• _WHAT IS NEEDED_
Take each line containing "this" and report it exactly as written.

Records excerpted from a collection:

--------

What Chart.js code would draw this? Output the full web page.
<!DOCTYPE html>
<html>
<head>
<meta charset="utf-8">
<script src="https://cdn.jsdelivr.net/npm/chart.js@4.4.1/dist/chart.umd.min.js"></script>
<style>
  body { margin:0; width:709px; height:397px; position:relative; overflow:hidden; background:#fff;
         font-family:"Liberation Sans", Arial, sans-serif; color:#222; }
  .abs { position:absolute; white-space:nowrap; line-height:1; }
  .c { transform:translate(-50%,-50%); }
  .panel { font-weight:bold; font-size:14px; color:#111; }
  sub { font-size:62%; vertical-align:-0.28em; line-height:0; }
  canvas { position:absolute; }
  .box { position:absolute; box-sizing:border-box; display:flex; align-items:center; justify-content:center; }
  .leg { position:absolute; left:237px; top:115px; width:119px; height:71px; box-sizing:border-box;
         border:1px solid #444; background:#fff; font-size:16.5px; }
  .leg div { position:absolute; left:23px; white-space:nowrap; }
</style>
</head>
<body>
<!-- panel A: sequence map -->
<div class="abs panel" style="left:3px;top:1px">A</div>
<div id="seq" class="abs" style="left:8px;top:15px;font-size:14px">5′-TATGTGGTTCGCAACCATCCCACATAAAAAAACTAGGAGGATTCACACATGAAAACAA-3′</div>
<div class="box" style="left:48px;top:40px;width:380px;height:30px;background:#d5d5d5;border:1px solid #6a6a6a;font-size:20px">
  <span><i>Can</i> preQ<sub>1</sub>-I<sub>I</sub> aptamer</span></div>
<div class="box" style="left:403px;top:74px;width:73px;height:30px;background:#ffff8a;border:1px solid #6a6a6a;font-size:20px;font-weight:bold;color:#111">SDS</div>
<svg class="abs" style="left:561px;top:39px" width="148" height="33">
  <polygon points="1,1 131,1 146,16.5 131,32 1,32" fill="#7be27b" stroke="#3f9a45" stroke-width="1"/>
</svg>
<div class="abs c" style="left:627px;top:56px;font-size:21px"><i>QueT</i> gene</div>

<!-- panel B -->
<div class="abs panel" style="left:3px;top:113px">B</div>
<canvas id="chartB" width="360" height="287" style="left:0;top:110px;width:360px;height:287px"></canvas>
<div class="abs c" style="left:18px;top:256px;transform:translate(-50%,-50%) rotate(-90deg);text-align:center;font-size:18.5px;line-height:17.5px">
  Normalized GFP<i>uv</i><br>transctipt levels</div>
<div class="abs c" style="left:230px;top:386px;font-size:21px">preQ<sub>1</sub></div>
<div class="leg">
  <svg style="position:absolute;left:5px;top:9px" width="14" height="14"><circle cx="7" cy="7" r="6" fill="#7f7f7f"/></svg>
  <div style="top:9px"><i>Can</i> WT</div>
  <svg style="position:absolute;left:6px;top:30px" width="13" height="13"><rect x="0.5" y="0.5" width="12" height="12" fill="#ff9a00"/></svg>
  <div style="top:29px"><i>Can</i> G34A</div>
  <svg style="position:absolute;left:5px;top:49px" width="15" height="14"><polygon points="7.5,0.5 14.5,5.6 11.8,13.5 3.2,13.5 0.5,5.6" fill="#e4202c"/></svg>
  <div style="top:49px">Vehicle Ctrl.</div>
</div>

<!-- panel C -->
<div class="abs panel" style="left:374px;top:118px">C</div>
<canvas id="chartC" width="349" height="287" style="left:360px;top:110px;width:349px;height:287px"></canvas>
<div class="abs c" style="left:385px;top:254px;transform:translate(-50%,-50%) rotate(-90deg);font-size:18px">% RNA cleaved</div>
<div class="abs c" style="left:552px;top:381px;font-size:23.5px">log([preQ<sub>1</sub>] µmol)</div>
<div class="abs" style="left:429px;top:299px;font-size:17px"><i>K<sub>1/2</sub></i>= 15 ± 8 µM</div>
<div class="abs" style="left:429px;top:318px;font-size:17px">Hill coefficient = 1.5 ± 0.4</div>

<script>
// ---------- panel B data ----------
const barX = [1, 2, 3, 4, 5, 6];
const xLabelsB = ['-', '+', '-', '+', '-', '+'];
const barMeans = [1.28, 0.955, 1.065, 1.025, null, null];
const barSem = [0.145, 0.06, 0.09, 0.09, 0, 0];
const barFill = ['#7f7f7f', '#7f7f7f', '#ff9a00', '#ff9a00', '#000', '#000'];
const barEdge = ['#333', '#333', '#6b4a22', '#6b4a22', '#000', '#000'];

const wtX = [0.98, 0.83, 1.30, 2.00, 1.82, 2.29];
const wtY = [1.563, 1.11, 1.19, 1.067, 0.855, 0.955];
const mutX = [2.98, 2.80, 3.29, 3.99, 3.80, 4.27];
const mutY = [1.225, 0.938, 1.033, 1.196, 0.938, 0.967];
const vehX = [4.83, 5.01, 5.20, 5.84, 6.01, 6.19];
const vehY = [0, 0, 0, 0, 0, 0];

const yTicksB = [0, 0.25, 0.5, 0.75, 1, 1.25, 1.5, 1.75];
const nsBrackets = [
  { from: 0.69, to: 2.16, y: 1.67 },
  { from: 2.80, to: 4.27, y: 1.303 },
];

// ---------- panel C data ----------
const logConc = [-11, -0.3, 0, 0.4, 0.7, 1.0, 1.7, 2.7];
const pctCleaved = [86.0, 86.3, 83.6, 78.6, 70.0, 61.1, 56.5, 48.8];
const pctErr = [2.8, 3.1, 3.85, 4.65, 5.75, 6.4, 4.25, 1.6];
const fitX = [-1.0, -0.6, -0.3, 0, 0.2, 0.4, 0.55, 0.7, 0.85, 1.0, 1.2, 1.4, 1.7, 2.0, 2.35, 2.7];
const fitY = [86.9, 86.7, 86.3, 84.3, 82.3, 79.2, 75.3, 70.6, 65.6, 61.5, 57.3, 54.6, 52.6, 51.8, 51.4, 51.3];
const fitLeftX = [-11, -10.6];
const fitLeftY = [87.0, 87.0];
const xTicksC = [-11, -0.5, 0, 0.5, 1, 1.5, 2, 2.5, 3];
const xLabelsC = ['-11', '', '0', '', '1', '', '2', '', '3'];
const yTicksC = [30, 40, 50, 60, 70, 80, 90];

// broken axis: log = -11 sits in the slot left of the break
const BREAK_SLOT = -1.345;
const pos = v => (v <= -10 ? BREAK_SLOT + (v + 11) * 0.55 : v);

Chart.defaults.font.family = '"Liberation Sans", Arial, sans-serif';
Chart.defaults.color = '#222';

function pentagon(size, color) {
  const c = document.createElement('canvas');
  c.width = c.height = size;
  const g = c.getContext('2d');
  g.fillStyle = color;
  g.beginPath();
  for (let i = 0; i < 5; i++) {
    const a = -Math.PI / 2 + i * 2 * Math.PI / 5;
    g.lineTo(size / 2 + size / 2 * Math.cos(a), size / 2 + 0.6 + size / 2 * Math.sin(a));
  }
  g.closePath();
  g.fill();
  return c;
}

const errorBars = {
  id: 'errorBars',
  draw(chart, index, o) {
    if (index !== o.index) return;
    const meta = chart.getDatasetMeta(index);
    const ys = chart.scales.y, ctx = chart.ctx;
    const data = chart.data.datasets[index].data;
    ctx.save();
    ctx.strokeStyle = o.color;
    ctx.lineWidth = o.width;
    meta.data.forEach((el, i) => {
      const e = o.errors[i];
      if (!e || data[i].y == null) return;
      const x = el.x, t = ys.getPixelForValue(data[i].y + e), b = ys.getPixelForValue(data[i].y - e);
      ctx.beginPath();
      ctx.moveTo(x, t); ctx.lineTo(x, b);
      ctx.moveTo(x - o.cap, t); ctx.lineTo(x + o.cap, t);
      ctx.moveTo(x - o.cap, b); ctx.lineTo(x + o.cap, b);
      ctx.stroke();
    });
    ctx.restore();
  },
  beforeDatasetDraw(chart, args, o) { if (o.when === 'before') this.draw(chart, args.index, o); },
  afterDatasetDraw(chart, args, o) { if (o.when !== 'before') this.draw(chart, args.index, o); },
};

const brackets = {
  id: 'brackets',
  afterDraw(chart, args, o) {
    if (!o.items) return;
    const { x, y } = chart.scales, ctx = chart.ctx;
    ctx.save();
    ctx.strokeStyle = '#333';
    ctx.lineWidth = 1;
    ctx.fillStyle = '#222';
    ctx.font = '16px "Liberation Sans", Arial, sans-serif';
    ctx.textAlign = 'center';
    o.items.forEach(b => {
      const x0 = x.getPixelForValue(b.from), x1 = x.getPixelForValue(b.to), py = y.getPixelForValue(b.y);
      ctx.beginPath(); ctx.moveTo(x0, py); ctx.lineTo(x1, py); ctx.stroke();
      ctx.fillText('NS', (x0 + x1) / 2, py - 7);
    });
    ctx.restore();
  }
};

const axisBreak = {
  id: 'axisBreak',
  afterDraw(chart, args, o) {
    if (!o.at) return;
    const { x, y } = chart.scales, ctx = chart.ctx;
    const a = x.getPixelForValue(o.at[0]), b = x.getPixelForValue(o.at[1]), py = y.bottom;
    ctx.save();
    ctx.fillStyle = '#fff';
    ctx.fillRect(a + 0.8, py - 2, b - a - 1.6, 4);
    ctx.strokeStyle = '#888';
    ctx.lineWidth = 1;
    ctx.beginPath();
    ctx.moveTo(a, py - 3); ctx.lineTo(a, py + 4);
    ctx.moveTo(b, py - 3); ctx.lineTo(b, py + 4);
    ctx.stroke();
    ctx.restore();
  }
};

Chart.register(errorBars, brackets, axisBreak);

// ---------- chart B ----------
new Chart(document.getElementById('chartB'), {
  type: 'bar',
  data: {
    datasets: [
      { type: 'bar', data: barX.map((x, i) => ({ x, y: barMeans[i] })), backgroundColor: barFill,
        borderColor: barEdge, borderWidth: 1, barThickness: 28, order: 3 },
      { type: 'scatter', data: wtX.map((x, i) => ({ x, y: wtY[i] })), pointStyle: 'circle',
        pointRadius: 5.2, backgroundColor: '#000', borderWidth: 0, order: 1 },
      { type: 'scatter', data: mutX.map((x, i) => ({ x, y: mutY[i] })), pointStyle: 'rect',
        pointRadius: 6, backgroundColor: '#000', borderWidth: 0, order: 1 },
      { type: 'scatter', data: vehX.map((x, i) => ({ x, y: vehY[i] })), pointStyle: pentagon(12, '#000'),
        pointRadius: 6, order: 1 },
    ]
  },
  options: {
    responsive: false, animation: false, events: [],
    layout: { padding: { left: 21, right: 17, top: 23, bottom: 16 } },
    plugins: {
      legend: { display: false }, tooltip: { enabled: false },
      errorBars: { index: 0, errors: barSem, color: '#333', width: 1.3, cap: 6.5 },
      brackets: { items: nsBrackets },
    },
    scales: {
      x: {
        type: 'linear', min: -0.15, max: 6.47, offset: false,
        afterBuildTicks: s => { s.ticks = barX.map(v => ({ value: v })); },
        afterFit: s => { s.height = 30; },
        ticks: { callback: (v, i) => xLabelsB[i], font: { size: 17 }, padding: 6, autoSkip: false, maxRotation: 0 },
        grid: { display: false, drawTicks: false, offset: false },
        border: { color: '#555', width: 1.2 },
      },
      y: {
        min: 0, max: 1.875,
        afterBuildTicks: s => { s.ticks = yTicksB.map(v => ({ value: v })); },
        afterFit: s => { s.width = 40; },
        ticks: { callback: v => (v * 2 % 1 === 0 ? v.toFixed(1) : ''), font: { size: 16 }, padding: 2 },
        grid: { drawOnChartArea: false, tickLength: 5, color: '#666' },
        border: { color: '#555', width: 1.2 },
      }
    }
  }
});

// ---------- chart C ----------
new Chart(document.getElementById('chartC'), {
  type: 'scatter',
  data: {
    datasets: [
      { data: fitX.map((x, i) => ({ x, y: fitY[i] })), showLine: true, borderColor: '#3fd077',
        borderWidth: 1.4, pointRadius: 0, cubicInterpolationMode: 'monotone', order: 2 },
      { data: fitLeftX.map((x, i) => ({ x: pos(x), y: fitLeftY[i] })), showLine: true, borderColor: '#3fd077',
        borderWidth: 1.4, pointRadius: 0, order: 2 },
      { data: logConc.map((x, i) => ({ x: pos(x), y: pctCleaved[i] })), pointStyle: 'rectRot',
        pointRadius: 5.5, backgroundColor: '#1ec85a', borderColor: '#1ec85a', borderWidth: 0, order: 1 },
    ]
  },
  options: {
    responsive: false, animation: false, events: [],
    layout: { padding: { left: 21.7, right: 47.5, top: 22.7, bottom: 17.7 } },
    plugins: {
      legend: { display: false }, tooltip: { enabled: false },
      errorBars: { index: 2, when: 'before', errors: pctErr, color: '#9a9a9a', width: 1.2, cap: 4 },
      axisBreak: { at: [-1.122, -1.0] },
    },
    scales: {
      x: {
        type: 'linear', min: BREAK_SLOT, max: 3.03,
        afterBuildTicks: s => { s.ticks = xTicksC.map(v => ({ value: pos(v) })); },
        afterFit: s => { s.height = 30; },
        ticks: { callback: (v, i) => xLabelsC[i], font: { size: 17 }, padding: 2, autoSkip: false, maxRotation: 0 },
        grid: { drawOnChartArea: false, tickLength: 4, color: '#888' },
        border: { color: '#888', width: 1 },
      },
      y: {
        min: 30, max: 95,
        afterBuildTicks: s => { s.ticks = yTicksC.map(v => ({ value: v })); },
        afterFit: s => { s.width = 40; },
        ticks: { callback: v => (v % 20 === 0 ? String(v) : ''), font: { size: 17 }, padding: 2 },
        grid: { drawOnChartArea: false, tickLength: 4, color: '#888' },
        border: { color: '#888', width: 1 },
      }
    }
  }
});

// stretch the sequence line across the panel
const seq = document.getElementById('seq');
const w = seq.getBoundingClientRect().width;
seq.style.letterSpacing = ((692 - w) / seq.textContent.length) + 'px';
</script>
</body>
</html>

--------

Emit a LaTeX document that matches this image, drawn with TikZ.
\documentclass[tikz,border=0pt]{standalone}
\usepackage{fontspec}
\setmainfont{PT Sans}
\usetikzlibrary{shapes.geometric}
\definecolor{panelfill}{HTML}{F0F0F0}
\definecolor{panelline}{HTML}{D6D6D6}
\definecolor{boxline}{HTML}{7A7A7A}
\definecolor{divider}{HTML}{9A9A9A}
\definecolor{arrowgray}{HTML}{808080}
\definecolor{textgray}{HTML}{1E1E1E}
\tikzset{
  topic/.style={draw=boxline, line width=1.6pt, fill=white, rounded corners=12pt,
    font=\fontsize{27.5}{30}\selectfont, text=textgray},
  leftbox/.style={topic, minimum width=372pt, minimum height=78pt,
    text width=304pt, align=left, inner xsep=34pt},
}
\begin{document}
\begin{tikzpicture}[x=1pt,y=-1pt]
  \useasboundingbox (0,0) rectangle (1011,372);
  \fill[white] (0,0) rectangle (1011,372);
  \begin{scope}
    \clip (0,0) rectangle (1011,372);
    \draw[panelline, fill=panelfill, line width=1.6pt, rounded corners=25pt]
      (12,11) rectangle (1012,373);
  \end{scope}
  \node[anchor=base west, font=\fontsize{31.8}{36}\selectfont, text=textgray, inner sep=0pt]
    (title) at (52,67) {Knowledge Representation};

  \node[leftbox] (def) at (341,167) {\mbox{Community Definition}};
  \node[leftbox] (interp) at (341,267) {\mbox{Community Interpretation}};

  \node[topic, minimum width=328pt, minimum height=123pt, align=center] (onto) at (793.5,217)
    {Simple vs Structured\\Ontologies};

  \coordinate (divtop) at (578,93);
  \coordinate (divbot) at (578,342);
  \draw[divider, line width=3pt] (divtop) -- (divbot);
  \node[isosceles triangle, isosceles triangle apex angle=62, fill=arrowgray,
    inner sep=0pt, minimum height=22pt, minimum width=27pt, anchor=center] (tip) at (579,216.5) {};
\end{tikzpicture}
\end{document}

--------

• _TASK RESULT_
What Chart.js code would draw this? Output the full web page.
  beforeDatasetDraw(chart, args, o) { if (o.when === 'before') this.draw(chart, args.index, o); },
  afterDatasetDraw(chart, args, o) { if (o.when !== 'before') this.draw(chart, args.index, o); },
Emit a LaTeX document that matches this image, drawn with TikZ.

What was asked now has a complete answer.